Baker has a challenge for the software industry. "As I see it, there are three forms of closed-loop analysis. I think we've done a really good job on two, and I want to engage the industry on the third, because it's a big, big initiative. A good model for thinking about this is to look at the IT infrastructure having three big focuses. We have systems to help operate the business, to manage the business and to do analysis and planning. A good example of the first form of closed-loop analysis involves improving an existing data warehouse. We have this capability in SQL Server 2000. If I had a customer dimension that is a million names long, that's hard for a user to navigate. But if I use data mining to cluster that into some logical groupings and build a hierarchy on that dimension, then it is easier to navigate. That's a form of closed-loop analysis. I used an analysis tool, fed the results back into the data warehouse and made things work better. An example of the second type of closed-loop analysis would be where I do some analysis, and find, say, 5,000 interesting customers. I decide I want to send them a particular brochure. In SQL Server 2000, we have Actions, so I can invoke the CRM system or maybe a marketing/promotional system to accomplish that task. That's a form of closed-loop analysis where I've taken results of analysis and fed it back into one of the management systems," explains Baker.

"The first example was closed-loop inside of analysis and planning. The second example was analysis and planning moving back into management," says Baker. "It's going from analysis and planning to operational that's super interesting. Let's say I analyze my customer buying patterns and decide that giving a bigger discount to certain tradespeople who buy over a certain level will really grow my business. What can I do with that information now, other than shout down the hallway? Companies need the ability to perform the analysis, decide on a change in policy, and then with the appropriate work flow and permissions be able to change the discount table in the operational system so the next customer who calls in with a similar order also gets the larger discount."

"The challenge for the industry is how do we take the outcome of analysis and loop it back to the operational side. With all of the e- commerce and e-business initiatives, this kind of capability will become an imperative ­ and it will have to happen without human intervention. This kind of analysis is not just based on a customer ­ it's based on blend of the policies of the company and what is known about the customer. We want to drive this through meta data initiatives like the business rules model that we have, through the business-engineering model that we have and through our partners. We are fortunate to have incredibly high quality partners. We have the partners that work on the front end ­ companies like Knosys, Maximal and Cognos ­ that have done a really nice job delivering data to end users. We also have some really good partnerships with back-end providers who can build the infrastructure that we sit on top of. Our partnerships are very important to our success as a product and a team," says Baker.
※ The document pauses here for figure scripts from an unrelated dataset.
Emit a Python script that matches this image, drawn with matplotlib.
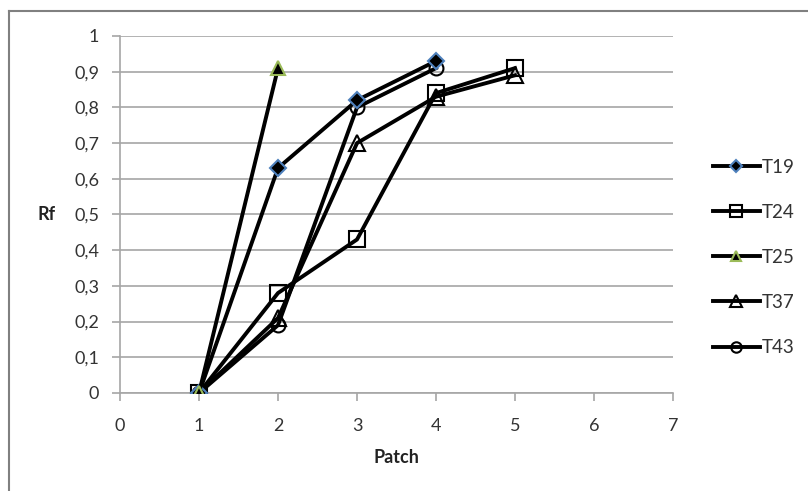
import matplotlib.pyplot as plt
from matplotlib.lines import Line2D
from matplotlib.ticker import FuncFormatter

plt.rcParams['font.family'] = ['Lato', 'DejaVu Sans']

t19_x = [1, 2, 3, 4]
t19_y = [0, 0.63, 0.82, 0.93]
t24_x = [1, 2, 3, 4, 5]
t24_y = [0, 0.28, 0.43, 0.84, 0.91]
t25_x = [1, 2]
t25_y = [0, 0.91]
t37_x = [1, 2, 3, 4, 5]
t37_y = [0, 0.21, 0.70, 0.83, 0.89]
t43_x = [1, 2, 3, 4]
t43_y = [0, 0.19, 0.80, 0.91]

fig = plt.figure(figsize=(8.08, 4.91), dpi=100)
ax = fig.add_axes([0.1485, 0.1996, 0.6845, 0.7271])

lw = 2.8
ax.plot(t19_x, t19_y, color='black', lw=lw, marker='D', ms=8, mfc='black', mec='#4f81bd', mew=1.5, label='T19', zorder=5)
ax.plot(t24_x, t24_y, color='black', lw=lw, marker='s', ms=12, mfc='none', mec='black', mew=1.5, label='T24', zorder=4)
ax.plot(t25_x, t25_y, color='black', lw=lw, marker='^', ms=10, mfc='black', mec='#9bbb59', mew=1.5, label='T25', zorder=5)
ax.plot(t37_x, t37_y, color='black', lw=lw, marker='^', ms=11, mfc='none', mec='black', mew=1.5, label='T37', zorder=4)
ax.plot(t43_x, t43_y, color='black', lw=lw, marker='o', ms=10, mfc='none', mec='black', mew=1.5, label='T43', zorder=4)

ax.set_xlim(0, 7)
ax.set_ylim(0, 1)
ax.set_xticks(range(0, 8))
ax.set_yticks([i / 10 for i in range(11)])
ax.yaxis.set_major_formatter(FuncFormatter(lambda v, p: f"{v:g}".replace('.', ',')))
ax.yaxis.grid(True, color='#a6a6a6', lw=1.2)
ax.set_axisbelow(True)
for s in ['top', 'right']:
    ax.spines[s].set_visible(False)
for s in ['left', 'bottom']:
    ax.spines[s].set_color('#a6a6a6')
    ax.spines[s].set_linewidth(1.2)
ax.tick_params(axis='both', colors='#a6a6a6', labelcolor='#333333', labelsize=13, length=6, width=1.2)
ax.tick_params(axis='y', pad=9)
ax.tick_params(axis='x', pad=12)
ax.set_xlabel('Patch', fontsize=13, fontweight='bold', color='#222222', labelpad=11)
ax.set_ylabel('Rf', fontsize=13, fontweight='bold', color='#222222', rotation=0, va='center', labelpad=20)

leg = ax.legend(loc='center left', bbox_to_anchor=(1.072, 0.38), frameon=False, fontsize=13.5,
                handlelength=2.5, handletextpad=0.1, labelspacing=1.5, markerscale=0.75,
                borderaxespad=0, borderpad=0)
for t in leg.get_texts():
    t.set_color('#333333')

# outer chart frame
fig.add_artist(Line2D([9 / 808, 1], [1 - 11 / 491, 1 - 11 / 491], transform=fig.transFigure, color='#808080', lw=1.5))
fig.add_artist(Line2D([9 / 808, 9 / 808], [0, 1 - 11 / 491], transform=fig.transFigure, color='#808080', lw=1.5))

fig.savefig('out.png', dpi=100)
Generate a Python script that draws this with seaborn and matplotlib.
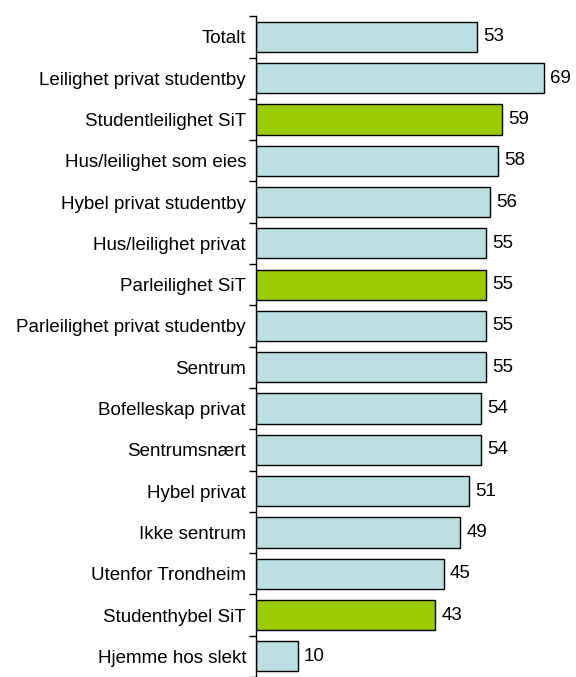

"When the analysis results can be blended with company policy, then we'll have super powerful business intelligence. But we can't do it all alone. We want to engage the ERP vendors, the analysis tool vendors and the meta data groups. I'd like to challenge the industry to close that final loop," states Baker.

"I like to say that OLAP was our Act I, data mining is our Act II, and we already know what Act III is, but we're not ready to talk about it yet. But this is our plan ­ to keep providing extremely useful technology that's easy to use. You're seeing us evolve from sort of the cube-centric to star schema to more third- normal forms that are more appropriate for the operational data store and things like that. In the future, you'll see a lot of related things such as message flow in and out of the ODS. You'll also see some really cool things that we're really passionate about on the classic BI side which include adding a real-time component to all of this ­ which is absolutely critical in this e- commerce world," says Baker.

Through focused product development and strategic partnerships, such as the Microsoft Data Warehousing Alliance, Microsoft is committed to ensuring that BI for the masses is not a dream, but a reality.